Mortal Online has had an…odd history with its patches. As Henrik pointed out recently, it’s pretty much a matter of did their best, and the best wasn’t good enough. Since launch, Star Vault has been consistently in the red financially with Mortal Online, putting the game on rather shaky grounds with regards to how long the company will be able to maintain it. Gathering subscribers isn’t easy when your game suffers issues like patches removing cities, breaking entire features of the game, or servers going down for entire weekends at a time. This really shook up recently when I found that not only had Star Vault double billed some players, but they were taking a stance of non-aggression in the billing, rather Henrik Nystrom treated it as a simple matter of business. The company pretty easily revealed to me that they were taking a stance of “players have to contact us to get their money back. Otherwise, we’re going to keep it.”
Here’s a topic I haven’t talked about in a long time: Cheyenne Mountain Entertainment, and rightly so. Looking back at those articles gave me a migraine, and words can’t explain how relieved I was when MGM finally refused to renew Cheyenne’s contract on Stargate.

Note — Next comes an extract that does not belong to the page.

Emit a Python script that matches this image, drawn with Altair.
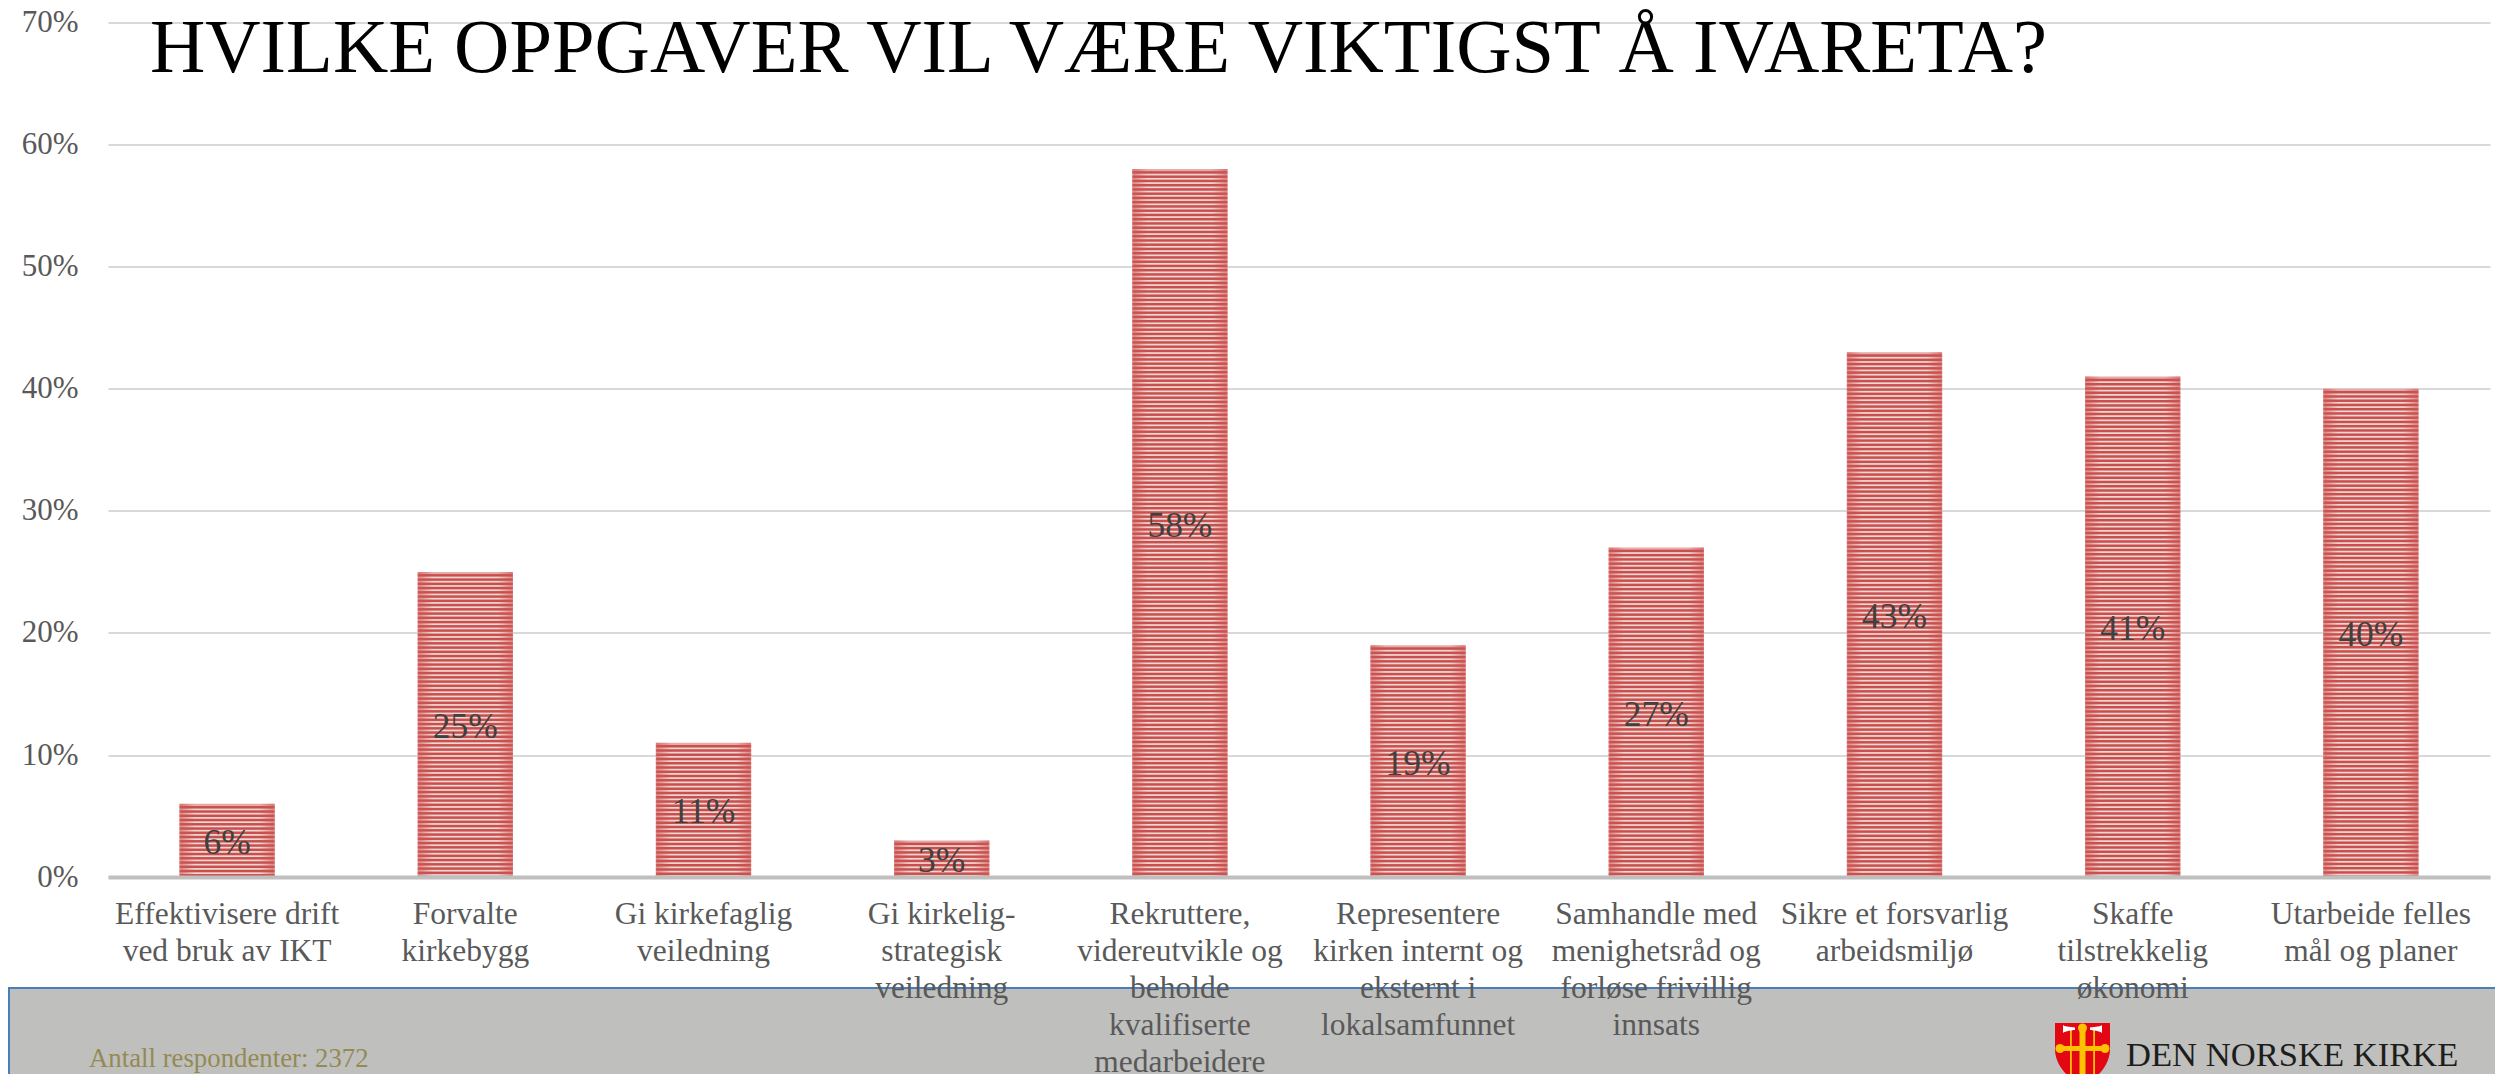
import altair as alt
import pandas as pd
from urllib.parse import quote

categories = [
    "Effektivisere drift\nved bruk av IKT",
    "Forvalte\nkirkebygg",
    "Gi kirkefaglig\nveiledning",
    "Gi kirkelig-\nstrategisk\nveiledning",
    "Rekruttere,\nvidereutvikle og\nbeholde\nkvalifiserte\nmedarbeidere",
    "Representere\nkirken internt og\neksternt i\nlokalsamfunnet",
    "Samhandle med\nmenighetsråd og\nforløse frivillig\ninnsats",
    "Sikre et forsvarlig\narbeidsmiljø",
    "Skaffe\ntilstrekkelig\nøkonomi",
    "Utarbeide felles\nmål og planer",
]
values = [0.06, 0.25, 0.11, 0.03, 0.58, 0.19, 0.27, 0.43, 0.41, 0.40]
title_text = "HVILKE OPPGAVER VIL VÆRE VIKTIGST Å IVARETA?"
footer_text = "Antall respondenter: 2372"
logo_text = "DEN NORSKE KIRKE"

LEFT, TOP, W, H = 108, 22.5, 2382, 854.6
SERIF = "Liberation Serif"


def px(x):
    return x - LEFT


def py(y):
    return y - TOP


df = pd.DataFrame({"cat": categories, "val": values})

x_enc = alt.X(
    "cat:N",
    sort=None,
    title=None,
    scale=alt.Scale(paddingInner=0.6, paddingOuter=0.3),
    axis=alt.Axis(
        labelAngle=0,
        labelExpr="split(datum.label, '\\n')",
        labelFont=SERIF,
        labelFontSize=31.5,
        labelColor="#595959",
        labelLineHeight=37,
        labelPadding=21.5,
        labelLimit=0,
        labelOverlap=False,
        ticks=False,
        domainColor="#bfbfbf",
        domainWidth=4,
        grid=False,
        zindex=1,
    ),
)
y_enc = alt.Y(
    "val:Q",
    title=None,
    scale=alt.Scale(domain=[0, 0.7], nice=False),
    axis=alt.Axis(
        values=[0, 0.1, 0.2, 0.3, 0.4, 0.5, 0.6, 0.7],
        format=".0%",
        labelFont=SERIF,
        labelFontSize=31,
        labelColor="#595959",
        labelPadding=30,
        ticks=False,
        domain=False,
        gridColor="#d9d9d9",
        gridWidth=2,
    ),
)


def stripe_gradient(v):
    h = v / 0.7 * H
    period, dark, soft = 4.25, 2.5, 0.5
    light_col, dark_col = "#efd6d0", "#c94f4f"
    cap = 2.2

    def off(p):
        return min(p / h, 1)

    stops = [
        alt.GradientStop(offset=0, color="#e6aaa8"),
        alt.GradientStop(offset=off(cap - soft), color="#e6aaa8"),
    ]
    pos = cap
    while pos < h:
        stops += [
            alt.GradientStop(offset=off(pos + soft), color=dark_col),
            alt.GradientStop(offset=off(pos + dark - soft), color=dark_col),
            alt.GradientStop(offset=off(pos + dark + soft), color=light_col),
            alt.GradientStop(offset=off(pos + period - soft), color=light_col),
        ]
        pos += period
    return alt.Gradient(gradient="linear", x1=0, x2=0, y1=0, y2=1, stops=stops)


edge_gradient = alt.Gradient(
    gradient="linear",
    x1=0,
    x2=1,
    y1=0,
    y2=0,
    stops=[
        alt.GradientStop(offset=0, color="rgba(214,110,108,0.65)"),
        alt.GradientStop(offset=0.02, color="rgba(205,85,83,0.55)"),
        alt.GradientStop(offset=0.16, color="rgba(205,85,83,0)"),
        alt.GradientStop(offset=0.84, color="rgba(205,85,83,0)"),
        alt.GradientStop(offset=0.98, color="rgba(205,85,83,0.55)"),
        alt.GradientStop(offset=1, color="rgba(214,110,108,0.65)"),
    ],
)

shield_svg = (
    "<svg xmlns='http://www.w3.org/2000/svg' viewBox='0 0 55 64'>"
    "<path d='M0 0H55V26C55 44 40 56 27.5 64C15 56 0 44 0 26Z' fill='#e30613'/>"
    "<rect x='24.5' y='3' width='6' height='61' fill='#fdc300'/>"
    "<circle cx='27.5' cy='5' r='4.5' fill='#fdc300'/>"
    "<rect x='5' y='23' width='45' height='5' fill='#fdc300'/>"
    "<circle cx='5' cy='25.5' r='4.5' fill='#fdc300'/>"
    "<circle cx='50' cy='25.5' r='4.5' fill='#fdc300'/>"
    "<rect x='15' y='6' width='1.8' height='46' fill='#fdc300'/>"
    "<rect x='38.2' y='6' width='1.8' height='46' fill='#fdc300'/>"
    "<path d='M8 2C10 4 18 4 20 4.5V7C18 7 10 8 8 10Z' fill='#fff'/>"
    "<path d='M47 2C45 4 37 4 35 4.5V7C37 7 45 8 47 10Z' fill='#fff'/>"
    "</svg>"
)
shield_url = "data:image/svg+xml;charset=utf-8," + quote(shield_svg)

one = pd.DataFrame({"a": [1]})

footer = alt.Chart(one).mark_rect(color="#bfbfbd").encode(
    x=alt.value(-100), x2=alt.value(W + 30), y=alt.value(py(988)), y2=alt.value(py(1085))
)
footer_top = alt.Chart(one).mark_rule(color="#4a7ebb", strokeWidth=2).encode(
    x=alt.value(-100), x2=alt.value(W + 30), y=alt.value(py(988))
)
footer_left = alt.Chart(one).mark_rule(color="#4a7ebb", strokeWidth=2).encode(
    x=alt.value(-99), y=alt.value(py(988)), y2=alt.value(py(1085))
)

bar_layers = []
for cat, val in zip(categories, values):
    sub = df[df["cat"] == cat]
    bar_layers.append(
        alt.Chart(sub).mark_bar(fill=stripe_gradient(val)).encode(x=x_enc, y=y_enc)
    )
    bar_layers.append(
        alt.Chart(sub).mark_bar(fill=edge_gradient).encode(x=x_enc, y=y_enc)
    )

bar_labels = (
    alt.Chart(df)
    .transform_calculate(mid="datum.val / 2")
    .mark_text(font=SERIF, fontSize=35.5, color="#404040", baseline="middle", dy=2.5)
    .encode(x=x_enc, y=alt.Y("mid:Q"), text=alt.Text("val:Q", format=".0%"))
)

title = alt.Chart(pd.DataFrame({"t": [title_text]})).mark_text(
    font=SERIF, fontSize=76.6, color="#000000", align="left", baseline="alphabetic"
).encode(x=alt.value(px(150)), y=alt.value(py(72)), text="t:N")

footer_label = alt.Chart(pd.DataFrame({"t": [footer_text]})).mark_text(
    font=SERIF, fontSize=26.8, color="#948a54", align="left", baseline="alphabetic"
).encode(x=alt.value(px(89)), y=alt.value(py(1067)), text="t:N")

logo_label = alt.Chart(pd.DataFrame({"t": [logo_text]})).mark_text(
    font=SERIF, fontSize=34.6, color="#1d1d1b", align="left", baseline="alphabetic"
).encode(x=alt.value(px(2126)), y=alt.value(py(1066)), text="t:N")

logo = alt.Chart(pd.DataFrame({"u": [shield_url]})).mark_image(
    width=55, height=64, align="left", baseline="top", aspect=False
).encode(x=alt.value(px(2055)), y=alt.value(py(1023)), url="u:N")

chart = alt.layer(
    footer, footer_top, footer_left, *bar_layers, bar_labels, title, footer_label, logo_label, logo
).properties(
    width=W,
    height=H,
    padding={"left": LEFT - 8, "top": TOP - 8, "right": 5, "bottom": 197},
    autosize=alt.AutoSizeParams(type="none"),
    background="#ffffff",
).configure_view(stroke=None)

chart.save("out.html", embed_options={"renderer": "svg", "actions": False})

Oh and there was that small incident with Sony with the PS3 and Station games, most of you probably didn’t hear much about it so I’ll just move on.
I’m going to have to apologize to Eve Online and CCP: In regards to your promise to never implement non-vanity items to Eve Online’s cash shop, I’m going to have to take your own advice and watch your actions over your words. Your attitude towards players during this whole debacle has been fairly poor, and your opinions towards cash shop items in the leaked newsletter lead myself and others to believe that the current set of vanity items was a toe dip in the water to test a future update. With talks of $10,000 gold paint jobs, I don’t think this is the last we’ll see of Eve’s cash shop.
Here at MMO Fallout, it’s been a great year. Back last year I finished my work on the Where To Buy page, which has received a massive amount of work into it since then. What started out as my covering Steam/Direct2Drive sales spiraled into a growing database. I’ve had the interview with Derek Smart and I have more on the way (keep tuned), with plenty of other projects I’m working on for the year to come.
It’s going to be a good 2012, at least until we all die and burn in hellfire, in which case I will be maintaining MMO Fallout from the oddly-cooled depths of oblivion.